Nuestro héroe va a hacer de las suyas una vez más. Como siempre va a arriesgar el pellejo, pero esta vez la locura tiene tintes de demencial. El loco se ha vuelto completamente orate.
Existen dos tipos de visitantes del laberinto griego: los que dejan su cuerpo exánime como ofrenda a las interminables y repetidas galerías; y Teseo, que entró, jugó a su antojo con el Medio hombre, y lo mató a su gusto, liberándolo de su propia prisión, al decir de Borges.
Nuestro titán vendría a fundar una nueva categoría de invasor mítico, uno que no va a matar pero no va a morir. Eso es una suerte para él.
Como siempre, llevado al límite por su supuesto fervor de hincha, tuvo una idea temeraria. Y la llevó adelante con frialdad de cirujano, y con una borrachera para cuatro.
Salió más o menos temprano un domingo (podría ser un sábado, es indistinto a los efectos del relato) para el rancherío de los mataderos, por ahí por las calles De la Torre, Eva Perón, la avenida Cárdenas, por donde todo es de color verdinegro.
No contento con deambular medio ebrio por lugares tenebrosos para los forasteros, se metió resueltamente en el barrio Los Perales. Todos saben, sabemos, qué clase de sitio es Los Perales. Ni más ni menos que la casa del Torito, de Nueva Chicago.
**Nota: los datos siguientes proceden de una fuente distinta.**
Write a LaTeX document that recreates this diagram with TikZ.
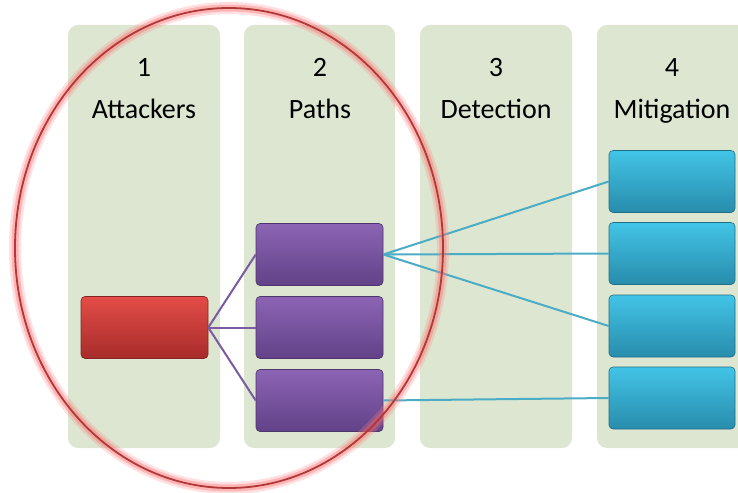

Ya ir ahí en calidad de hinchada visitante es complicado. ¿A quién se le ocurriría ir a robar banderas y estandartes de los locales en carácter de espía? A nuestro ídolo modelo desquicio siglo XXI.
El plan era hacerse pasar por hincha del verdinegro, mezclarse con la barra e incluso visitar bares y bodegones de las inmediaciones en las horas previas al partido. Encuentro que, obvio, no jugaba su equipo, éste está en otra categoría.
Y así anduvo, charlando con los pibes de Mataderos, invitado a comer con hospitalidad, a tomar vino barato y rendidor. Después a ir a ver al Torito de Mataderos jugando en su cancha. Y ahí hacer la gran locura…
Miró todo el partido sin mucho interés. Saltó y cantó solo llevado por un alcohólico impulso, no necesitó disimular nada, era todo un terremoto de movimiento y arenga. ¡Soy de Chicago, soy!
Pero al final, el pequeño espacio lúcido que guardaba hizo lo que había ido a hacer. Cinco minutos antes del pitazo final del árbitro, bajó las últimas escaleras de la tribuna de hacienda, esa que habla de la República de Mataderos, y enfiló para el alambrado. Calmo y sereno desató una de las banderas, sin ser advertido por los dueños de ésta, que seguro festejaban la victoria.
Y se fue.
Caminó a paso rápido pero no sospechoso por las calles de Mataderos, y desapareció con su trofeo más preciado. Ese que pudo haberle costado la propia vida. Porque huelga decir que si alguno de los pesadísimos negros de la barra de Chicago descubrían la maniobra, lo mandaban sin escala a la morgue judicial.
Nuestro genio de la insensatez tuvo el azar en su espalda, una vez más. Quiera su estrella seguir alumbrándolo.